Pada periode Madinah, wahyu yang diturunkan lebih banyak mengandung tema-tema umum yang merupakan penyempurnaan ritual peribadatan, rukun Islam, sistim hukum yang mengatur hubungan individu, keluarga dan masyarakat; termasuk hukum-hukum tentang jihad, pernikahan, waris, hubungan Muslim dengan ummat beragama lain, dan sebagainya. Secara umum dapat dikatakan sebagai tema-tema yang berkaitan dengan kehidupan komunitas Muslim.
Meskipun begitu, tema-tema ini tidak terlepas dari tema-tema wahyu yang diturunkan sebelumnya di Makkah, dan bahkan tema-tema wahyu di Makkah masih terus didiskusikan.

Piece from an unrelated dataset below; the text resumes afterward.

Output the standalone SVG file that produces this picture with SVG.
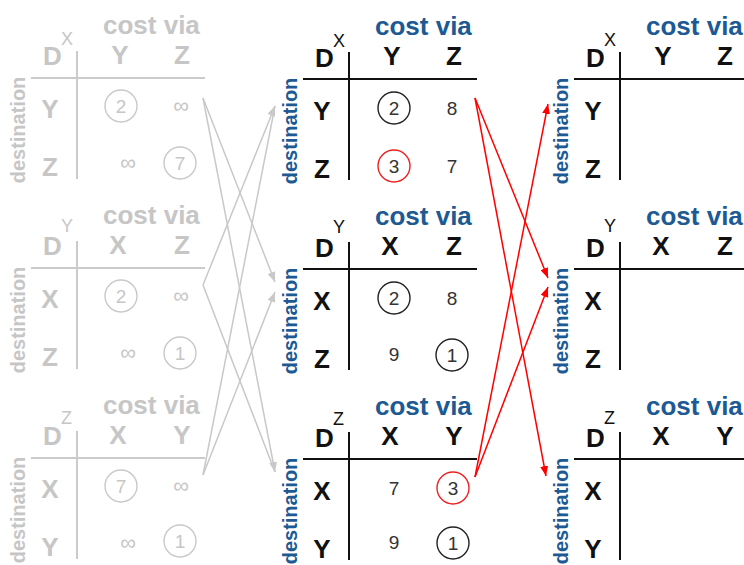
<svg xmlns="http://www.w3.org/2000/svg" width="744" height="565" viewBox="0 0 744 565">
<style>
text{font-family:"Liberation Sans",Arial,sans-serif}
.cv{font-size:26px;font-weight:bold;fill:#1d5a94}
.big{font-size:26px;font-weight:bold;fill:#111}
.sup{font-size:18px;fill:#111}
.dest{font-size:20px;font-weight:bold;fill:#1d5a94;text-anchor:middle}
.num{font-size:19px;fill:#333;text-anchor:middle}
.inf{font-size:22px;fill:#c6c6c6;text-anchor:middle}
.mid{text-anchor:middle}
.ln{stroke:#111;stroke-width:2;fill:none}
.circ{fill:none;stroke:#222;stroke-width:1.4}
.rc{fill:none;stroke:#ee2020;stroke-width:1.4}
.gray text{fill:#c6c6c6}
.gray .ln{stroke:#cbcbcb}
.gray .circ{stroke:#c8c8c8}
.gc{stroke:#c8c8c8;stroke-width:1.5;fill:none}
.rd{stroke:#ff0000;stroke-width:1.5;fill:none}
</style>
<defs>
<marker id="ag" viewBox="0 0 10 8" refX="10" refY="4" markerWidth="10" markerHeight="8" markerUnits="userSpaceOnUse" orient="auto"><path d="M0,0L10,4L0,8z" fill="#c8c8c8"/></marker>
<marker id="ar" viewBox="0 0 10 8" refX="10" refY="4" markerWidth="10" markerHeight="8" markerUnits="userSpaceOnUse" orient="auto"><path d="M0,0L10,4L0,8z" fill="#ff0000"/></marker>
</defs>

<!-- Left column (faded) -->
<g id="old-x" class="gray" transform="translate(-272,-1)">
<text class="cv" x="375" y="35">cost via</text>
<text class="big" x="315" y="66">D</text><text class="sup" x="333" y="46">X</text>
<text class="big mid" x="392" y="65">Y</text><text class="big mid" x="454" y="65">Z</text>
<path class="ln" d="M349,52V180M303,79H477"/>
<text class="dest" transform="translate(297,131) rotate(-90)">destination</text>
<text class="big mid" x="322" y="119">Y</text><text class="big mid" x="322" y="177">Z</text>
<circle class="circ" cx="393" cy="107" r="16"/><text class="num" x="393" y="114">2</text>
<text class="inf" x="453" y="114">∞</text>
<text class="inf" x="400" y="171">∞</text>
<circle class="circ" cx="452" cy="164" r="16"/><text class="num" x="452" y="171">7</text>
</g>
<g id="old-y" class="gray" transform="translate(-272,189)">
<text class="cv" x="375" y="35">cost via</text>
<text class="big" x="315" y="66">D</text><text class="sup" x="333" y="43">Y</text>
<text class="big mid" x="390" y="65">X</text><text class="big mid" x="454" y="65">Z</text>
<path class="ln" d="M349,52V180M303,79H477"/>
<text class="dest" transform="translate(297,131) rotate(-90)">destination</text>
<text class="big mid" x="322" y="119">X</text><text class="big mid" x="322" y="177">Z</text>
<circle class="circ" cx="393" cy="107" r="16"/><text class="num" x="393" y="114">2</text>
<text class="inf" x="453" y="114">∞</text>
<text class="inf" x="400" y="171">∞</text>
<circle class="circ" cx="452" cy="164" r="16"/><text class="num" x="452" y="171">1</text>
</g>
<g id="old-z" class="gray" transform="translate(-272,379)">
<text class="cv" x="375" y="35">cost via</text>
<text class="big" x="315" y="66">D</text><text class="sup" x="333" y="45">Z</text>
<text class="big mid" x="390" y="65">X</text><text class="big mid" x="454" y="65">Y</text>
<path class="ln" d="M349,52V180M303,79H477"/>
<text class="dest" transform="translate(297,131) rotate(-90)">destination</text>
<text class="big mid" x="322" y="119">X</text><text class="big mid" x="322" y="177">Y</text>
<circle class="circ" cx="393" cy="107" r="16"/><text class="num" x="393" y="114">7</text>
<text class="inf" x="453" y="114">∞</text>
<text class="inf" x="400" y="171">∞</text>
<circle class="circ" cx="452" cy="162" r="16"/><text class="num" x="452" y="169">1</text>
</g>

<!-- Middle column -->
<g id="mid-x">
<text class="cv" x="375" y="35">cost via</text>
<text class="big" x="315" y="67">D</text><text class="sup" x="333" y="47">X</text>
<text class="big mid" x="392" y="65">Y</text><text class="big mid" x="454" y="65">Z</text>
<path class="ln" d="M349,52V180M303,79H477"/>
<text class="dest" transform="translate(297,131) rotate(-90)">destination</text>
<text class="big mid" x="322" y="120">Y</text><text class="big mid" x="322" y="178">Z</text>
<circle class="circ" cx="394" cy="108" r="16"/><text class="num" x="394" y="115">2</text>
<text class="num" x="452" y="115">8</text>
<circle class="rc" cx="394" cy="166" r="16"/><text class="num" x="394" y="173">3</text>
<text class="num" x="452" y="173">7</text>
</g>
<g id="mid-y" transform="translate(0,190)">
<text class="cv" x="375" y="35">cost via</text>
<text class="big" x="315" y="67">D</text><text class="sup" x="333" y="43">Y</text>
<text class="big mid" x="390" y="65">X</text><text class="big mid" x="454" y="65">Z</text>
<path class="ln" d="M349,52V180M303,79H477"/>
<text class="dest" transform="translate(297,131) rotate(-90)">destination</text>
<text class="big mid" x="322" y="120">X</text><text class="big mid" x="322" y="178">Z</text>
<circle class="circ" cx="394" cy="108" r="16"/><text class="num" x="394" y="115">2</text>
<text class="num" x="452" y="115">8</text>
<text class="num" x="394" y="171">9</text>
<circle class="circ" cx="452" cy="165" r="16"/><text class="num" x="452" y="172">1</text>
</g>
<g id="mid-z" transform="translate(0,380)">
<text class="cv" x="375" y="35">cost via</text>
<text class="big" x="315" y="67">D</text><text class="sup" x="333" y="45">Z</text>
<text class="big mid" x="390" y="65">X</text><text class="big mid" x="454" y="65">Y</text>
<path class="ln" d="M349,52V180M303,79H477"/>
<text class="dest" transform="translate(297,131) rotate(-90)">destination</text>
<text class="big mid" x="322" y="120">X</text><text class="big mid" x="322" y="178">Y</text>
<text class="num" x="394" y="115">7</text>
<circle class="rc" cx="453" cy="108" r="16"/><text class="num" x="453" y="115">3</text>
<text class="num" x="394" y="169">9</text>
<circle class="circ" cx="453" cy="163" r="16"/><text class="num" x="453" y="170">1</text>
</g>

<!-- Right column -->
<g id="new-x" transform="translate(271,0)">
<text class="cv" x="375" y="35">cost via</text>
<text class="big" x="315" y="67">D</text><text class="sup" x="333" y="46">X</text>
<text class="big mid" x="392" y="65">Y</text><text class="big mid" x="454" y="65">Z</text>
<path class="ln" d="M349,52V180M303,79H480"/>
<text class="dest" transform="translate(297,131) rotate(-90)">destination</text>
<text class="big mid" x="322" y="120">Y</text><text class="big mid" x="322" y="178">Z</text>
</g>
<g id="new-y" transform="translate(271,190)">
<text class="cv" x="375" y="35">cost via</text>
<text class="big" x="315" y="67">D</text><text class="sup" x="333" y="42">Y</text>
<text class="big mid" x="390" y="65">X</text><text class="big mid" x="454" y="65">Z</text>
<path class="ln" d="M349,52V180M303,79H480"/>
<text class="dest" transform="translate(297,131) rotate(-90)">destination</text>
<text class="big mid" x="322" y="120">X</text><text class="big mid" x="322" y="178">Z</text>
</g>
<g id="new-z" transform="translate(271,380)">
<text class="cv" x="375" y="35">cost via</text>
<text class="big" x="315" y="67">D</text><text class="sup" x="333" y="44">Z</text>
<text class="big mid" x="390" y="65">X</text><text class="big mid" x="454" y="65">Y</text>
<path class="ln" d="M349,52V180M303,79H480"/>
<text class="dest" transform="translate(297,131) rotate(-90)">destination</text>
<text class="big mid" x="322" y="120">X</text><text class="big mid" x="322" y="178">Y</text>
</g>

<!-- Connectors -->
<g id="connectors">
<line class="gc" x1="203" y1="98" x2="275" y2="282" marker-end="url(#ag)"/>
<line class="gc" x1="203" y1="98" x2="275" y2="472" marker-end="url(#ag)"/>
<line class="gc" x1="203" y1="285" x2="275" y2="106" marker-end="url(#ag)"/>
<line class="gc" x1="203" y1="285" x2="275" y2="472"/>
<line class="gc" x1="203" y1="475" x2="275" y2="106"/>
<line class="gc" x1="203" y1="475" x2="275" y2="292" marker-end="url(#ag)"/>
<line class="rd" x1="475" y1="98" x2="548" y2="278" marker-end="url(#ar)"/>
<line class="rd" x1="475" y1="98" x2="546" y2="476" marker-end="url(#ar)"/>
<line class="rd" x1="475" y1="477" x2="548" y2="104" marker-end="url(#ar)"/>
<line class="rd" x1="475" y1="477" x2="548" y2="287" marker-end="url(#ar)"/>
</g>
</svg>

Ringkasnya, periode Makkah menekankan pada beberapa prinsip dasar aqidah atau teologi yang bersifat metafisis, yang intinya adalah konsep Tuhan, sedangkan periode Madinah mengembangkan prinsip-prinsip itu kedalam konsep-konsep yang secara sosial lebih aplikatif. Dalam konteks kelahiran pandangan hidup, pembentukan struktur konsep dunia terjadi pada periode Makkah, sedangkan konfigurasi struktur ilmu pengetahuan, yang berperan penting dalam menghasilkan kerangka konsep keilmuan, scientific conceptual scheme dalam pandangan hidup Islam terjadi pada periode Madinah.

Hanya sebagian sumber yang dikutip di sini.